Last night I stayed up late, read for awhile, turned out the lights, and about the second time I tossed (or turned—who keeps track?), I remembered that I had not written a blog post. When the day is over, the day is over—no pre-dating a blog post. That would be cheating. So I confess: I forgot. Moving on now.
The most fun I had with blog posts this month was drafting off of the letters and diaries, letting them pull me forward into areas I didn’t know I would go. I was surprised to see how uninterested I was in a lot of the short story collections I read many years ago. Our lives change, our inner lives change, our experiences accumulate, pile up, topple over—and we begin anew—sort of. Some I still love, like Bernard Cooper and Sandra Cisneros, Alice Munro. I loved revisiting Woolf and O’Connor in their letters, got excited about reading the Woolf biography by Hermione Lee. And I’m ready for what’s next.

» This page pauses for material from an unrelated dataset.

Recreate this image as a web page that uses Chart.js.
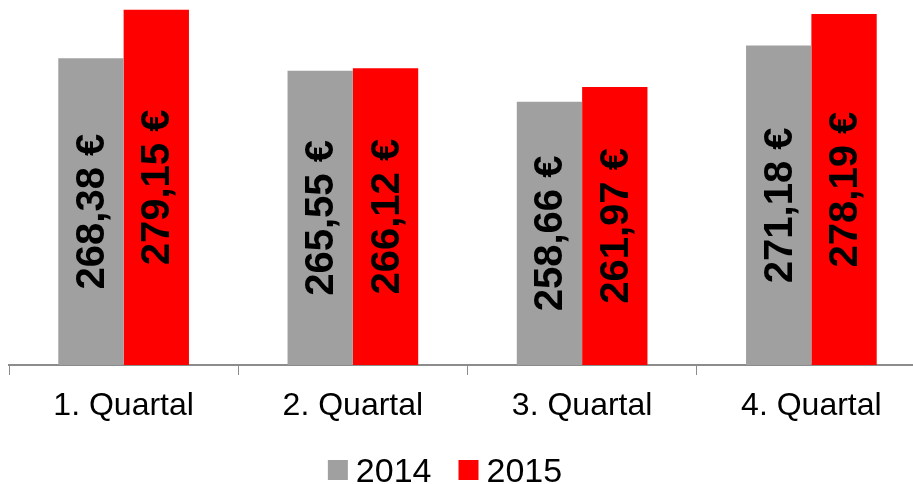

Shakespeare. I loved studying Shakespeare’s plays in college, and when famous lines would come up—like “Something is rotten in the state of Denmark”—my breath would catch, as if I had spotted a favorite writer having tea at the local coffee shop. When I read Hamlet’s soliloquy—“To be or not to be”—oh be still my heart! Hamlet was my first Shakespearean love, the first I studied and the one I’ve seen on stage many times and in many ways. My friend Kate could quote eloquent lines from the play, but the best I could come up with was, “Oh Hamlet! Thou hast cleft my heart in twain!” or my other favorite, “Don’t drink, Gertrude!” Neither of these is useful when you’re trapped in a group of literary intellectuals and you want to be taken seriously. By the time I entered graduate school, I had given up being taken seriously—seriously! It’s overrated and impossible to keep up and besides, I was too much in love with reading the primary texts to care at all about what the critics had to say.
So starting tomorrow I'll be indulging myself in the plays that thrilled me or confused me or made me think I would never understand Shakespeare—but I didn’t need to understand in order to fall in love with the language. And I promise you—I don't take any of this seriously.